===== Data excerpt

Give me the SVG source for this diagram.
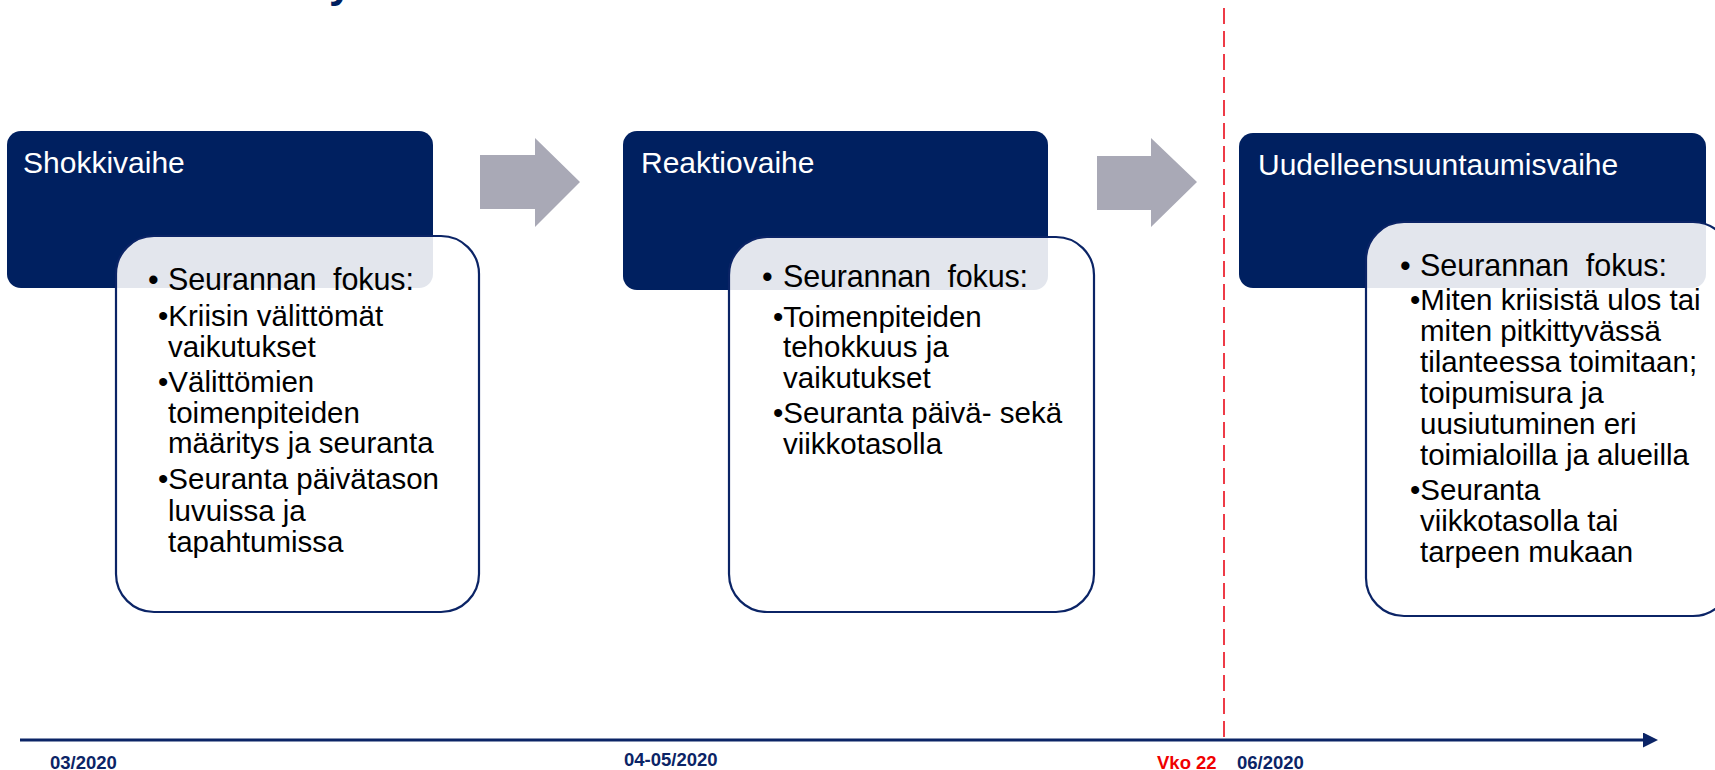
<svg xmlns="http://www.w3.org/2000/svg" width="1715" height="770" viewBox="0 0 1715 770">
<defs>
<style>
.phase{fill:#002060}
.focus{fill:#ffffff;fill-opacity:0.89;stroke:#0b2466;stroke-width:2.2}
.title{font-family:"Liberation Sans",Arial,sans-serif;font-size:30px;fill:#ffffff}
.head{font-family:"Liberation Sans",Arial,sans-serif;font-size:30.5px;fill:#000000;white-space:pre}
.body{font-family:"Liberation Sans",Arial,sans-serif;font-size:29.5px;fill:#000000}
.blk{fill:#a9a9b6}
.axis{stroke:#0b2466;stroke-width:3;fill:none}
.date{font-family:"Liberation Sans",Arial,sans-serif;font-size:18.5px;font-weight:bold;fill:#0b2466}
.wk{font-family:"Liberation Sans",Arial,sans-serif;font-size:18.5px;font-weight:bold;fill:#f00000}
</style>
<marker id="axhead" markerUnits="userSpaceOnUse" markerWidth="16" markerHeight="16" refX="2" refY="7.5" orient="auto">
<path d="M0,0 L15,7.5 L0,15 Z" fill="#0b2466"/>
</marker>
</defs>
<rect width="1715" height="770" fill="#ffffff"/>

<text x="329" y="-3" font-family="Liberation Sans, Arial, sans-serif" font-size="42" font-weight="bold" fill="#002060">y</text>

<g id="connectors">
<path class="blk" d="M480,155 H535 V138 L580,182 L535,227 V209 H480 Z"/>
<path class="blk" d="M1097,156 H1151 V138 L1197,182 L1151,227 V210 H1097 Z"/>
</g>

<g id="vko22-marker">
<line x1="1224" y1="8" x2="1224" y2="740" stroke="#ee3b47" stroke-width="2" stroke-dasharray="16 7"/>
</g>

<g id="timeline">
<line class="axis" x1="20" y1="740" x2="1645" y2="740" marker-end="url(#axhead)"/>
<text class="date" x="50" y="769">03/2020</text>
<text class="date" x="624" y="766">04-05/2020</text>
<text class="wk" x="1157" y="769">Vko 22</text>
<text class="date" x="1237" y="769">06/2020</text>
</g>

<g id="shokkivaihe">
<rect class="phase" x="7" y="131" width="426" height="157" rx="14"/>
<text class="title" x="23" y="173">Shokkivaihe</text>
<rect class="focus" x="116" y="236" width="363" height="376" rx="38"/>
<text class="head" x="148" y="290">•</text>
<text class="head" x="168" y="290" textLength="246" lengthAdjust="spacing">Seurannan  fokus:</text>
<text class="body" x="158" y="326">•Kriisin välittömät</text>
<text class="body" x="168" y="357">vaikutukset</text>
<text class="body" x="158" y="392">•Välittömien</text>
<text class="body" x="168" y="423">toimenpiteiden</text>
<text class="body" x="168" y="453">määritys ja seuranta</text>
<text class="body" x="158" y="489">•Seuranta päivätason</text>
<text class="body" x="168" y="521">luvuissa ja</text>
<text class="body" x="168" y="552">tapahtumissa</text>
</g>

<g id="reaktiovaihe">
<rect class="phase" x="623" y="131" width="425" height="159" rx="14"/>
<text class="title" x="641" y="173">Reaktiovaihe</text>
<rect class="focus" x="729" y="237" width="365" height="375" rx="38"/>
<text class="head" x="762" y="287">•</text>
<text class="head" x="783" y="287" textLength="245" lengthAdjust="spacing">Seurannan  fokus:</text>
<text class="body" x="773" y="327">•Toimenpiteiden</text>
<text class="body" x="783" y="357">tehokkuus ja</text>
<text class="body" x="783" y="388">vaikutukset</text>
<text class="body" x="773" y="423">•Seuranta päivä- sekä</text>
<text class="body" x="783" y="454">viikkotasolla</text>
</g>

<g id="uudelleensuuntaumisvaihe">
<rect class="phase" x="1239" y="133" width="467" height="155" rx="14"/>
<text class="title" x="1258" y="175">Uudelleensuuntaumisvaihe</text>
<rect class="focus" x="1366" y="222" width="365" height="394" rx="38"/>
<text class="head" x="1400" y="276">•</text>
<text class="head" x="1420" y="276" textLength="247" lengthAdjust="spacing">Seurannan  fokus:</text>
<text class="body" x="1410" y="310">•Miten kriisistä ulos tai</text>
<text class="body" x="1420" y="341">miten pitkittyvässä</text>
<text class="body" x="1420" y="372">tilanteessa toimitaan;</text>
<text class="body" x="1420" y="403">toipumisura ja</text>
<text class="body" x="1420" y="434">uusiutuminen eri</text>
<text class="body" x="1420" y="465">toimialoilla ja alueilla</text>
<text class="body" x="1410" y="500">•Seuranta</text>
<text class="body" x="1420" y="531">viikkotasolla tai</text>
<text class="body" x="1420" y="562">tarpeen mukaan</text>
</g>
</svg>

==========

What is needed:
Restate the data above exactly, stripping out each image.

Response:
Give me the SVG source for this diagram.
<svg xmlns="http://www.w3.org/2000/svg" width="1715" height="770" viewBox="0 0 1715 770">
<defs>
<style>
.phase{fill:#002060}
.focus{fill:#ffffff;fill-opacity:0.89;stroke:#0b2466;stroke-width:2.2}
.title{font-family:"Liberation Sans",Arial,sans-serif;font-size:30px;fill:#ffffff}
.head{font-family:"Liberation Sans",Arial,sans-serif;font-size:30.5px;fill:#000000;white-space:pre}
.body{font-family:"Liberation Sans",Arial,sans-serif;font-size:29.5px;fill:#000000}
.blk{fill:#a9a9b6}
.axis{stroke:#0b2466;stroke-width:3;fill:none}
.date{font-family:"Liberation Sans",Arial,sans-serif;font-size:18.5px;font-weight:bold;fill:#0b2466}
.wk{font-family:"Liberation Sans",Arial,sans-serif;font-size:18.5px;font-weight:bold;fill:#f00000}
</style>
<marker id="axhead" markerUnits="userSpaceOnUse" markerWidth="16" markerHeight="16" refX="2" refY="7.5" orient="auto">
<path d="M0,0 L15,7.5 L0,15 Z" fill="#0b2466"/>
</marker>
</defs>
<rect width="1715" height="770" fill="#ffffff"/>

<text x="329" y="-3" font-family="Liberation Sans, Arial, sans-serif" font-size="42" font-weight="bold" fill="#002060">y</text>

<g id="connectors">
<path class="blk" d="M480,155 H535 V138 L580,182 L535,227 V209 H480 Z"/>
<path class="blk" d="M1097,156 H1151 V138 L1197,182 L1151,227 V210 H1097 Z"/>
</g>

<g id="vko22-marker">
<line x1="1224" y1="8" x2="1224" y2="740" stroke="#ee3b47" stroke-width="2" stroke-dasharray="16 7"/>
</g>

<g id="timeline">
<line class="axis" x1="20" y1="740" x2="1645" y2="740" marker-end="url(#axhead)"/>
<text class="date" x="50" y="769">03/2020</text>
<text class="date" x="624" y="766">04-05/2020</text>
<text class="wk" x="1157" y="769">Vko 22</text>
<text class="date" x="1237" y="769">06/2020</text>
</g>

<g id="shokkivaihe">
<rect class="phase" x="7" y="131" width="426" height="157" rx="14"/>
<text class="title" x="23" y="173">Shokkivaihe</text>
<rect class="focus" x="116" y="236" width="363" height="376" rx="38"/>
<text class="head" x="148" y="290">•</text>
<text class="head" x="168" y="290" textLength="246" lengthAdjust="spacing">Seurannan  fokus:</text>
<text class="body" x="158" y="326">•Kriisin välittömät</text>
<text class="body" x="168" y="357">vaikutukset</text>
<text class="body" x="158" y="392">•Välittömien</text>
<text class="body" x="168" y="423">toimenpiteiden</text>
<text class="body" x="168" y="453">määritys ja seuranta</text>
<text class="body" x="158" y="489">•Seuranta päivätason</text>
<text class="body" x="168" y="521">luvuissa ja</text>
<text class="body" x="168" y="552">tapahtumissa</text>
</g>

<g id="reaktiovaihe">
<rect class="phase" x="623" y="131" width="425" height="159" rx="14"/>
<text class="title" x="641" y="173">Reaktiovaihe</text>
<rect class="focus" x="729" y="237" width="365" height="375" rx="38"/>
<text class="head" x="762" y="287">•</text>
<text class="head" x="783" y="287" textLength="245" lengthAdjust="spacing">Seurannan  fokus:</text>
<text class="body" x="773" y="327">•Toimenpiteiden</text>
<text class="body" x="783" y="357">tehokkuus ja</text>
<text class="body" x="783" y="388">vaikutukset</text>
<text class="body" x="773" y="423">•Seuranta päivä- sekä</text>
<text class="body" x="783" y="454">viikkotasolla</text>
</g>

<g id="uudelleensuuntaumisvaihe">
<rect class="phase" x="1239" y="133" width="467" height="155" rx="14"/>
<text class="title" x="1258" y="175">Uudelleensuuntaumisvaihe</text>
<rect class="focus" x="1366" y="222" width="365" height="394" rx="38"/>
<text class="head" x="1400" y="276">•</text>
<text class="head" x="1420" y="276" textLength="247" lengthAdjust="spacing">Seurannan  fokus:</text>
<text class="body" x="1410" y="310">•Miten kriisistä ulos tai</text>
<text class="body" x="1420" y="341">miten pitkittyvässä</text>
<text class="body" x="1420" y="372">tilanteessa toimitaan;</text>
<text class="body" x="1420" y="403">toipumisura ja</text>
<text class="body" x="1420" y="434">uusiutuminen eri</text>
<text class="body" x="1420" y="465">toimialoilla ja alueilla</text>
<text class="body" x="1410" y="500">•Seuranta</text>
<text class="body" x="1420" y="531">viikkotasolla tai</text>
<text class="body" x="1420" y="562">tarpeen mukaan</text>
</g>
</svg>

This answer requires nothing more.